[EXERCISE REQUIREMENTS]: Only the number is wanted: how many lines contain the word "this"?
##############################
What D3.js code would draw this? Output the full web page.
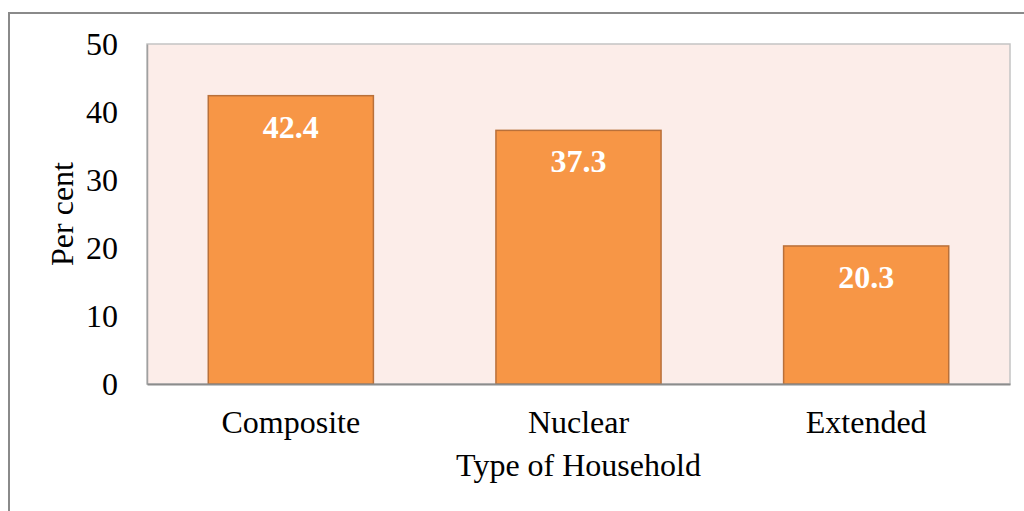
<!DOCTYPE html>
<html><head><meta charset="utf-8">
<script src="https://cdn.jsdelivr.net/npm/d3@7"></script>
<style>body{margin:0;background:#fff}svg{display:block}</style>
</head><body><svg id="c" width="1024" height="511"></svg>
<script>
const categories = ["Composite", "Nuclear", "Extended"];
const values = [42.4, 37.3, 20.3];
const yTicks = [0, 10, 20, 30, 40, 50];
const xTitle = "Type of Household";
const yTitle = "Per cent";

const svg = d3.select("#c");
const m = {l:147, t:44, r:1010, b:384};
const font = "'Liberation Serif','Times New Roman',serif";
const fs = 32;

// outer chart border
svg.append("rect").attr("x",9).attr("y",13).attr("width",1030).attr("height",520)
  .attr("fill","#fff").attr("stroke","#8a8a8a").attr("stroke-width",2);

const x = d3.scaleBand().domain(categories).range([m.l, m.r]).paddingInner(0.426).paddingOuter(0.213);
const y = d3.scaleLinear().domain([0,50]).range([m.b, m.t]);

// plot area
svg.append("rect").attr("x",m.l).attr("y",m.t).attr("width",m.r-m.l).attr("height",m.b-m.t)
  .attr("fill","#FCEDE9").attr("stroke","#c4c4c4").attr("stroke-width",1.5);

svg.selectAll("rect.bar").data(values).join("rect").attr("class","bar")
  .attr("x",(d,i)=>x(categories[i])).attr("width",x.bandwidth())
  .attr("y",d=>y(d)).attr("height",d=>y(0)-y(d))
  .attr("fill","#F79646").attr("stroke","#B9703A").attr("stroke-width",1.5);

// axes
const yAxis = d3.axisLeft(y).tickValues(yTicks).tickSize(0).tickPadding(29);
const gy = svg.append("g").attr("transform",`translate(${m.l},0)`).call(yAxis);
gy.select(".domain").attr("stroke","#a0a0a0").attr("stroke-width",1.5);
gy.selectAll("text").attr("font-family",font).attr("font-size",fs).attr("fill","#000");

const xAxis = d3.axisBottom(x).tickSize(0).tickPadding(26);
const gx = svg.append("g").attr("transform",`translate(0,${m.b})`).call(xAxis);
gx.select(".domain").attr("stroke","#8c8c8c").attr("stroke-width",2);
gx.selectAll("text").attr("font-family",font).attr("font-size",fs).attr("fill","#000");

// value labels
svg.selectAll("text.val").data(values).join("text").attr("class","val")
  .attr("x",(d,i)=>x(categories[i])+x.bandwidth()/2).attr("y",d=>y(d)+42)
  .attr("text-anchor","middle").attr("font-family",font).attr("font-size",fs)
  .attr("font-weight","bold").attr("fill","#fff").text(d=>d.toFixed(1));

svg.append("text").attr("x",(m.l+m.r)/2).attr("y",476).attr("text-anchor","middle")
  .attr("font-family",font).attr("font-size",fs).text(xTitle);
svg.append("text").attr("transform",`translate(73,${(m.t+m.b)/2}) rotate(-90)`).attr("text-anchor","middle")
  .attr("font-family",font).attr("font-size",fs).text(yTitle);
</script></body></html>
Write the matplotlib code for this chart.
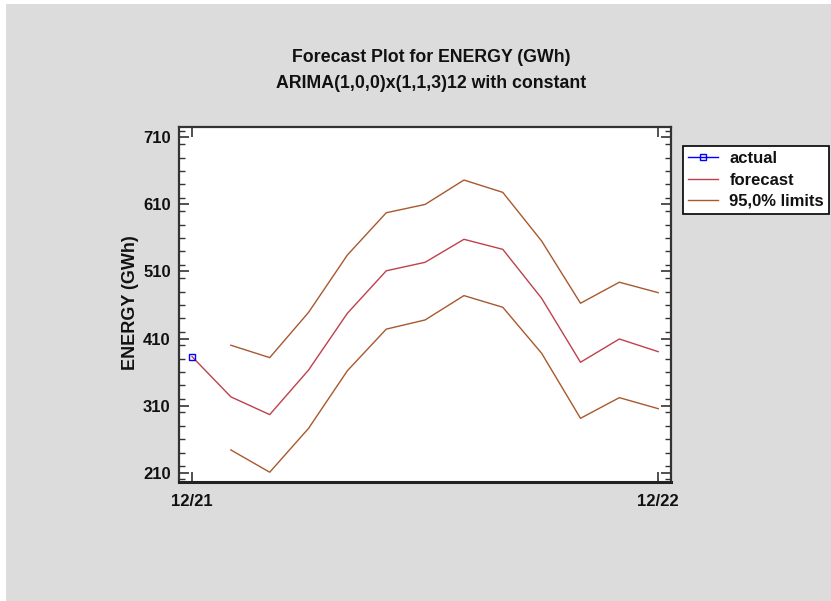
##############################
[REPLY]: 2